DEUXIEME MOYEN DE CASSATION :
Il est reproché à l'arrêt infirmatif attaqué d'avoir débouté l'intimée de sa demande tendant à obtenir des dommages et intérêts ;
ALORS QUE la cassation qui ne manquera pas d'être prononcée sur le fondement du premier moyen entrainera par voie de conséquence l'annulation du chef ici querellé du dispositif, et ce en application des dispositions de l'article 624 du Code de procédure civile.
TROISIEME MOYEN DE CASSATION :
(subsidiaire par rapport aux deux premiers)Il est reproché à l'arrêt attaqué d'avoir condamné l'intimée à rembourser à l'appelante les sommes versées par celle-ci en vertu de l'exécution provisoire qui assortissait le jugement déféré, et ce avec intérêts au taux légal à compter du jour du versement desdites sommes ;
ALORS QU'en cas de paiement effectué sur le fondement d'une exécution provisoire prononcée par les premiers juges, les intérêts légaux sur les sommes à restituer en l'état de l'infirmation du jugement ne peuvent commencer à courir qu'à compter de la signification et ou notification de l'arrêt infirmatif avec commandement de restituer ; qu'en statuant comme elle l'a fait la Cour viole l'article 1153, alinéa 3 du Code civil.

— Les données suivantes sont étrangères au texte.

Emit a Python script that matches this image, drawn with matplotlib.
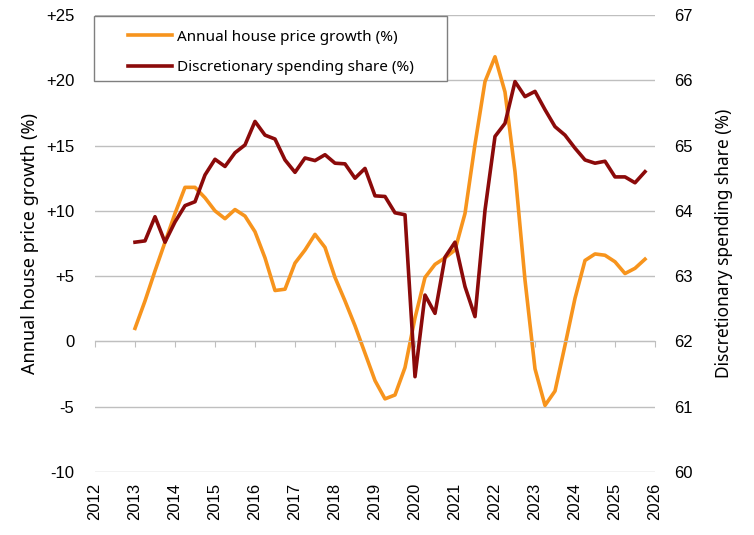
import numpy as np
import matplotlib
matplotlib.use("Agg")
import matplotlib.pyplot as plt
from matplotlib.patches import Rectangle

# Quarterly observations, 2013 Q1 to 2025 Q4
start_year = 2013
n_quarters = 52

house_price_growth = [
    1.0, 3.1, 5.4, 7.6,
    9.8, 11.8, 11.8, 11.0,
    10.0, 9.4, 10.1, 9.6,
    8.4, 6.4, 3.9, 4.0,
    6.0, 7.0, 8.2, 7.2,
    4.9, 3.1, 1.2, -0.9,
    -3.0, -4.4, -4.1, -2.0,
    1.8, 4.9, 5.9, 6.4,
    7.0, 9.8, 15.1, 19.9,
    21.8, 19.1, 13.0, 4.7,
    -2.1, -4.9, -3.8, -0.3,
    3.3, 6.2, 6.7, 6.6,
    6.1, 5.2, 5.6, 6.3,
]

discretionary_share = [
    63.52, 63.54, 63.91, 63.52,
    63.83, 64.08, 64.14, 64.55,
    64.79, 64.68, 64.89, 65.01,
    65.37, 65.16, 65.10, 64.78,
    64.59, 64.81, 64.77, 64.86,
    64.73, 64.72, 64.50, 64.65,
    64.23, 64.22, 63.97, 63.94,
    61.46, 62.71, 62.43, 63.29,
    63.52, 62.84, 62.38, 64.01,
    65.14, 65.34, 65.98, 65.75,
    65.83, 65.55, 65.29, 65.16,
    64.96, 64.78, 64.73, 64.76,
    64.52, 64.52, 64.43, 64.60,
]

year_ticks = list(range(2012, 2027))
left_ticks = [-10, -5, 0, 5, 10, 15, 20, 25]
left_labels = ['-10', '-5', '0', '+5', '+10', '+15', '+20', '+25']
right_ticks = [60, 61, 62, 63, 64, 65, 66, 67]

quarters = start_year + np.arange(n_quarters) / 4.0

orange = '#f7941d'
darkred = '#8b0a0a'
grid_col = '#bfbfbf'
tick_font = 'Liberation Sans'
label_font = 'Noto Sans'

fig = plt.figure(figsize=(7.54, 5.35), dpi=100)
ax = fig.add_axes([95 / 754, 1 - 472 / 535, 560 / 754, 457 / 535])
ax2 = ax.twinx()

# house price growth on the left axis
l1, = ax.plot(quarters, house_price_growth, color=orange, lw=2.6,
              solid_joinstyle='round', label='Annual house price growth (%)')
ax.set_xlim(2012, 2026)
ax.set_ylim(-10, 25)
ax.set_yticks(left_ticks)
ax.set_yticklabels(left_labels, fontfamily=tick_font, fontsize=12)
ax.yaxis.grid(True, color=grid_col, lw=1)
ax.set_axisbelow(True)
ax.tick_params(axis='y', length=0, pad=15)
for s in ['top', 'left', 'right']:
    ax.spines[s].set_visible(False)

# x axis line sits at zero, year labels stay at the bottom
ax.spines['bottom'].set_position(('data', 0))
ax.spines['bottom'].set_color(grid_col)
ax.set_xticks(year_ticks)
ax.tick_params(axis='x', direction='out', length=4, color=grid_col,
               labelbottom=False)
sec = ax.secondary_xaxis('bottom')
sec.set_xticks(year_ticks)
sec.set_xticklabels([str(y) for y in year_ticks], rotation=90,
                    fontfamily=tick_font, fontsize=12)
sec.tick_params(length=0, pad=8)
sec.spines['bottom'].set_visible(False)

ax.set_ylabel('Annual house price growth (%)', fontfamily=label_font,
              fontsize=13, labelpad=5)

# spending share on the right axis
l2, = ax2.plot(quarters, discretionary_share, color=darkred, lw=2.6,
               solid_joinstyle='round', label='Discretionary spending share (%)')
ax2.set_ylim(60, 67)
ax2.set_yticks(right_ticks)
ax2.set_yticklabels([str(t) for t in right_ticks], fontfamily=tick_font, fontsize=12)
ax2.tick_params(axis='y', length=0, pad=14)
for s in ['top', 'left', 'right', 'bottom']:
    ax2.spines[s].set_visible(False)
ax2.set_ylabel('Discretionary spending share (%)', fontfamily=label_font,
               fontsize=12.5, labelpad=16)

# legend box
ax2.add_patch(Rectangle((-0.002, 0.856), 0.63, 0.142, transform=ax.transAxes,
                        facecolor='white', edgecolor='#7f7f7f', lw=1, zorder=5,
                        clip_on=False))
leg = ax2.legend(handles=[l1, l2], loc='upper left', bbox_to_anchor=(0.059, 0.968),
                 frameon=False, borderpad=0, borderaxespad=0, handlelength=2.9,
                 handletextpad=0.3, labelspacing=1.0,
                 prop={'family': label_font, 'size': 11})
leg.set_zorder(6)

fig.savefig('out.png', dpi=100)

QUATRIEME MOYEN DE CASSATION :
Il est reproché à l'arrêt infirmatif attaqué d'avoir condamné l'intimée à payer à l'appelante une somme de 2. 000 ¿ pour frais de procédure de première instance et d'appel ;
ALORS QUE l'article 700 du Code de procédure civile concerne uniquement les frais exposés et non compris dans les dépens cependant que les frais de procédure de première instance et d'appel font partis des dépens ; qu'ainsi la Cour viole l'article 700 du Code de procédure civile, en condamnant un intimé sur sa base pour frais de procédure de première instance et d'appel.